Internationally-Renowned Artist and Activist

THROUGH THE ACTIVATION OF PUBLIC SPACES around the world, artist Candy Chang creates work that examines the dynamics between society and the psyche, the threshold between isolation and community, and the role of the commons in contemporary wellbeing. She is interested in the relationship between public space and mental health, the tension between individual liberty and social cohesion, and a city that exposes and fosters the complexity of the individual and collective psyche.
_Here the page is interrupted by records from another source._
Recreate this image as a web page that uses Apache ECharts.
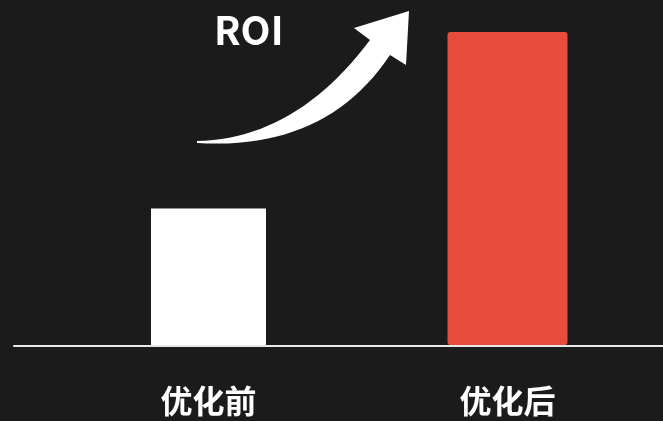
<!DOCTYPE html>
<html><head><meta charset="utf-8">
<script src="https://cdn.jsdelivr.net/npm/echarts@6/dist/echarts.min.js"></script>
<style>html,body{margin:0;padding:0;background:#1b1b1b}#c{width:663px;height:421px}</style>
</head><body><div id="c"></div>
<script>
var categories = ['优化前', '优化后'];
var beforeValues = [43.6, null];
var afterValues = [null, 100];
var titleText = 'ROI';

function quad(p0, c, p1, n) {
  var pts = [];
  for (var i = 0; i <= n; i++) {
    var t = i / n, u = 1 - t;
    pts.push([u*u*p0[0] + 2*u*t*c[0] + t*t*p1[0], u*u*p0[1] + 2*u*t*c[1] + t*t*p1[1]]);
  }
  return pts;
}
var arrowPts = quad([197,141],[296,139],[370,40],24)
  .concat([[354,28],[409,11],[406,65]])
  .concat(quad([390,55],[326,151],[197,143],24));

var chart = echarts.init(document.getElementById('c'));
chart.setOption({
  backgroundColor: '#1b1b1b',
  animation: false,
  grid: [
    {left: 59, right: 6, top: 32, bottom: 76},
    {left: 14, right: 0, top: 32, bottom: 75}
  ],
  xAxis: [
    {type: 'category', gridIndex: 0, data: categories,
     axisLine: {show: false}, axisTick: {show: false},
     axisLabel: {color: '#ffffff', fontSize: 32, fontWeight: 'bold', margin: 40,
                 fontFamily: 'Noto Sans CJK SC'}},
    {type: 'category', gridIndex: 1, data: categories,
     axisLine: {show: true, lineStyle: {color: '#e8e8e8', width: 2}},
     axisTick: {show: false}, axisLabel: {show: false}},
    {type: 'category', gridIndex: 0, position: 'top', data: categories, show: false}
  ],
  yAxis: [
    {type: 'value', gridIndex: 0, min: 0, max: 100, show: false},
    {type: 'value', gridIndex: 1, min: 0, max: 100, show: false}
  ],
  series: [
    {type: 'bar', xAxisIndex: 0, yAxisIndex: 0, data: beforeValues, barWidth: 115,
     itemStyle: {color: '#ffffff'}},
    {type: 'bar', xAxisIndex: 2, yAxisIndex: 0, data: afterValues, barWidth: 120,
     itemStyle: {color: '#e74c3c', borderRadius: 3}}
  ],
  graphic: [
    {type: 'text', x: 214, y: 11,
     style: {text: titleText, fill: '#ffffff', fontSize: 39, fontWeight: 'bold',
             fontFamily: 'Noto Sans CJK SC'}},
    {type: 'polygon', shape: {points: arrowPts}, style: {fill: '#ffffff'}}
  ]
});
</script></body></html>
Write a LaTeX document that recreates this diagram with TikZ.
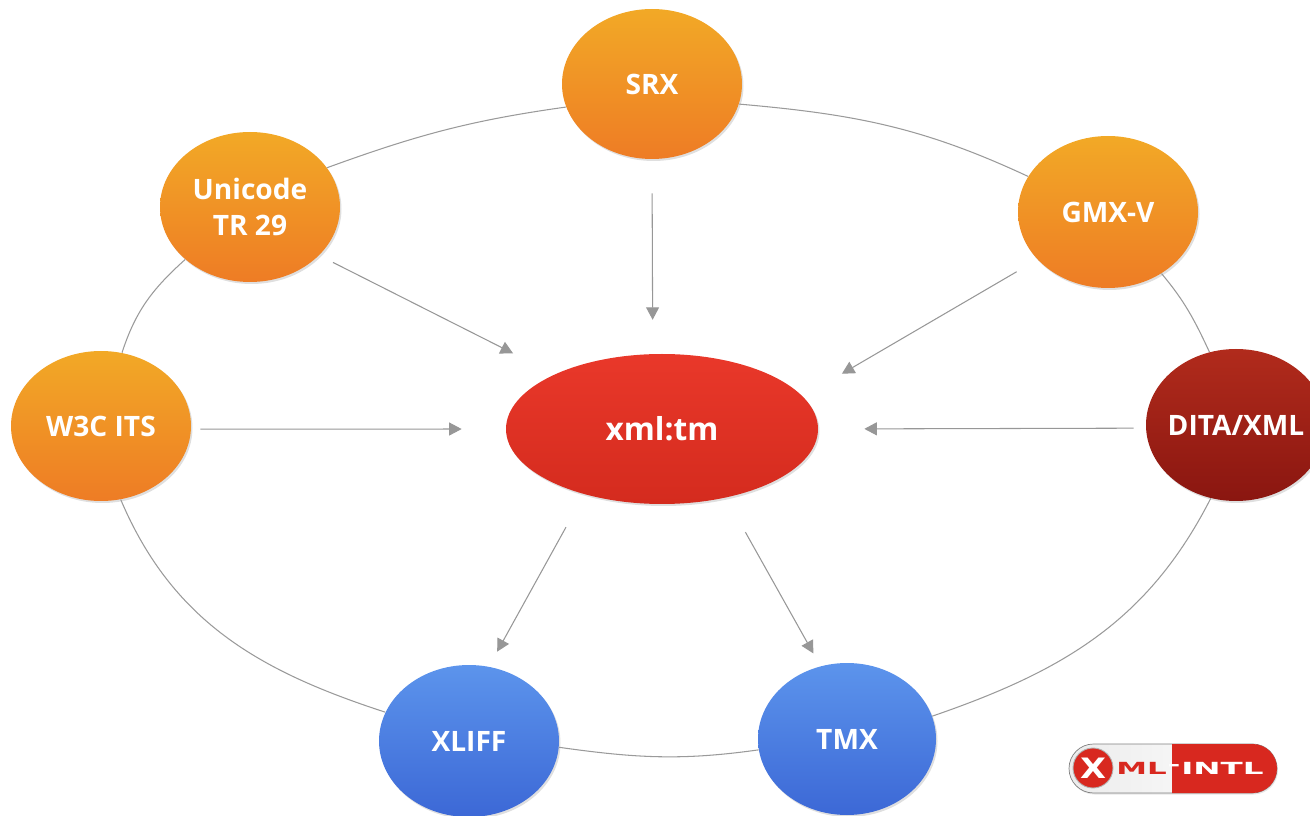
\documentclass[tikz,border=0pt]{standalone}
\usepackage{fontspec}
\setmainfont{Open Sans}
\newfontfamily\logofont{DejaVu Sans}
\usetikzlibrary{shapes.geometric,shadows,arrows.meta}

\definecolor{ringgray}{HTML}{9A9A9A}
\definecolor{arrowgray}{HTML}{979797}
\definecolor{logored}{HTML}{D8281F}
\definecolor{orangetop}{HTML}{F2A926}
\definecolor{orangebottom}{HTML}{EE7C25}
\definecolor{bluetop}{HTML}{5C94EC}
\definecolor{bluebottom}{HTML}{3C68D6}
\definecolor{redtop}{HTML}{E9382A}
\definecolor{redbottom}{HTML}{D42B1E}
\definecolor{darktop}{HTML}{B12B1C}
\definecolor{darkbottom}{HTML}{8A1610}
\tikzset{
	bubble/.style={ellipse,inner sep=0pt,minimum width=3.6cm,minimum height=3cm,align=center,text=white,
		font=\fontsize{16}{20}\selectfont\bfseries,drop shadow={shadow xshift=.03cm,shadow yshift=-.04cm,opacity=.25}},
	orangebubble/.style={bubble,top color=orangetop,bottom color=orangebottom},
	bluebubble/.style={bubble,top color=bluetop,bottom color=bluebottom},
	ring/.style={ringgray,line width=.6pt},
	link/.style={arrowgray,line width=.6pt,-{Triangle[length=.25cm,width=.26cm]}},
	logotext/.style={font=\logofont\fontsize{9.5}{9.5}\selectfont\bfseries,inner sep=0pt}
}

\begin{document}
\begin{tikzpicture}
			\useasboundingbox (0,0) rectangle (26.2,16.3);
			\node (srx) at (13.04,14.62) [orangebubble] {SRX};
			\node (unicode) at (5.0,12.16) [orangebubble] {Unicode\\TR 29};
			\node (gmx) at (22.16,12.06) [orangebubble,minimum height=3.04cm] {GMX-V};
			\node (w3c) at (2.02,7.78) [orangebubble] {W3C ITS};
			\node (dita) at (24.72,7.8) [bubble,inner xsep=-.25cm,minimum height=3.04cm,top color=darktop,bottom color=darkbottom] {DITA/XML};
			\node (xmltm) at (13.24,7.72) [bubble,minimum width=6.24cm,top color=redtop,bottom color=redbottom,font=\fontsize{18}{21}\selectfont\bfseries] {xml:tm};
			\node (xliff) at (9.38,1.48) [bluebubble,minimum height=3.04cm] {XLIFF};
			\node (tmx) at (16.94,1.52) [bluebubble,minimum width=3.56cm,minimum height=3.04cm] {TMX};
			\draw[ring] (srx.-13) to[out=-5,in=155] (gmx.156.5);
			\draw[ring] (srx.195) to[out=188,in=20] (unicode.27.7);
			\draw[ring] (unicode.219) to[out=222,in=72] (w3c.74);
			\draw[ring] (w3c.-75.6) to[out=-67,in=162] (xliff.161);
			\draw[ring] (xliff.-4.5) to[out=-8,in=188] (tmx.187);
			\draw[ring] (tmx.15) to[out=19,in=243] (dita.251);
			\draw[ring] (dita.110) to[out=115,in=-50] (gmx.-49);
			\draw[link,shorten <=.31cm,shorten >=.93cm] (unicode.-35.7)--(xmltm.153.5);
			\draw[link,shorten <=.68cm,shorten >=.68cm] (srx.south)--(xmltm.97.6);
			\draw[link,shorten <=.48cm,shorten >=.9cm] (gmx.214.4)--(xmltm.13.7);
			\draw[link,shorten <=.18cm,shorten >=.88cm] (w3c.-2)--(xmltm.west);
			\draw[link,shorten <=.24cm,shorten >=.92cm] (dita.182)--(xmltm.east);
			\draw[link,shorten <=.75cm,shorten >=.34cm] (xmltm.220.9)--(xliff.75.2);
			\draw[link,shorten <=.79cm,shorten >=.29cm] (xmltm.-47.7)--(tmx.110.4);
			\node (logo) at (23.46,.93) [rectangle,minimum width=4.16cm,minimum height=.98cm,rounded corners=.49cm,draw=gray,
				left color=gray!15,right color=white,drop shadow={shadow xshift=.02cm,shadow yshift=-.03cm,opacity=.2}] {};
			\fill[logored] (23.44,.44)--(25.05,.44) arc (-90:90:.49)--(23.44,1.42)--cycle;
			\node (logox) at (21.86,.94) [circle,minimum size=.8cm,inner sep=0pt,fill=logored,draw=gray!60,line width=.5pt,
				text=white,font=\logofont\fontsize{16}{16}\selectfont\bfseries] {\scalebox{1.2}[1]{X}};
			\node (logoml) at (22.83,.94) [logotext,text=logored,xscale=1.85] {ML};
			\node (logodash) at (23.48,.94) [logotext,text=white,xscale=1.85] {-};
			\node (logointl) at (24.45,.94) [logotext,text=white,xscale=1.95] {INTL};
		\end{tikzpicture}
\end{document}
With a background in urban planning, Chang worked with communities in Nairobi, New York, Helsinki, New Orleans, Vancouver, and Johannesburg, where she experienced universal challenges of local democracy. She created public experiments to pursue more inclusive forms of dialogue. She co-founded Neighborland, a civic tool which has been used by hundreds of city governments, non-profits, and cultural institutions to collaborate with residents on the future of their communities. After struggling with grief and depression, she channeled her emotional questions into her work. Her participatory public art project Before I Die reimagines our relationship with death and with one another in the public realm, and has been created in over 2,000 cities and over 70 countries, including China, Iraq, Argentina, Russia, Haiti, Kazakhstan, and South Africa. Her recent work, The Atlas of Tomorrow, draws upon Carl Jung and the I Ching to transform a building into a device for philosophical reflection. Her latest work, Grief is a Beast That Will Never Be Tamed, uses the mythology of the Minotaur to examine our relationship with grief.

Her work has been exhibited in the Venice Architecture Biennale, New Museum, Tate Modern, San Francisco Museum of Modern Art, Ogden Museum of Southern Art, and the Cooper-Hewitt National Design Museum. She is a recipient of a National Endowment for the Arts grant, TED Senior Fellowship, Tulane University Urban Innovation Fellowship, and Tony Goldman Visionary Artist Award. She was named one of the Top 100 Leaders in Public Interest Design by Impact Design Hub, a “Live Your Best Life” Local Hero by Oprah Magazine, and a World Economic Forum Young Global Leader. She has been the keynote speaker at events including the Creativity World Forum, American Planning Association National Conference, and the Global Health Summit.